When it comes to footwear manufacturing, one is inclined to think about the impact it will have on the environment, as this has become important to many conscious consumers. ‘Going Green’ is not just a trend; it is a concerning factor that has a powerful consequence on our planet. Whether the labourers work in suitable and safe environments and are of legal working age are just two such concerns. Yet if we go a little greener, it is most certainly just as important to consider the effect it has on the economy, which has a direct impact on the product’s price – a consumer’s driving decision-maker.
Footwear manufacturers in South Africa pride themselves on having a strong vision for the future, as they aim to predominantly utilise local resources. These include natural materials and textiles, technological resources and human resources. With the current exchange rate profoundly affecting the price we pay for items, such as shoes, steering away from imported goods and supporting local designers and manufacturers is a step in the right direction.

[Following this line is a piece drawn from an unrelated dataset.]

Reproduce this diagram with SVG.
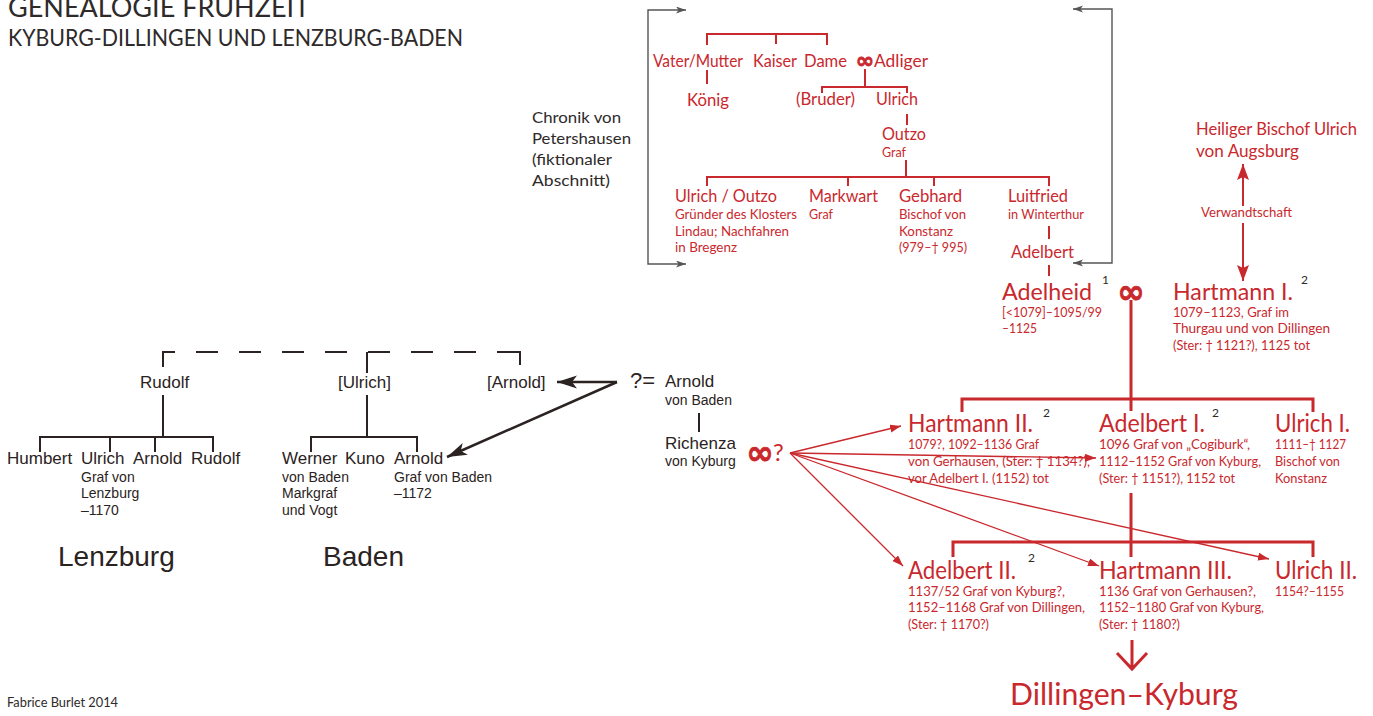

Although local footwear manufacturing is on a small scale, there is a definite focus on home-grown talent. Fashion trends with ethnic fabrics, leather trims and embellished detail will always be prevalent within the South African market.
A handful of designers are steering the local footwear industry towards building the economy, with innovative ideas in design and footwear manufacturing. Save Our Soles Footwear pride themselves on providing a product range of fold-up pumps that are designed and created for corporate use, such as in airlines and hotels. Not only will products such as these give a boost to the South African economy, but the consideration is just as focused on the environment with 100% cotton lining, and manufactured using locally sourced products and manpower.
From a buyers’ perspective, the fashion industry is a very sensitive market as the majority of local spend is on international brands. This is due to the belief that imported footwear is of better quality than that manufactured locally. Slowly but surely there is a change in consumer behaviour toward local brands, despite such change being sluggish. Encouraging consumers to spend our local currency on local talent will have a positive influence on environmental and economical friendliness and growth in South Africa.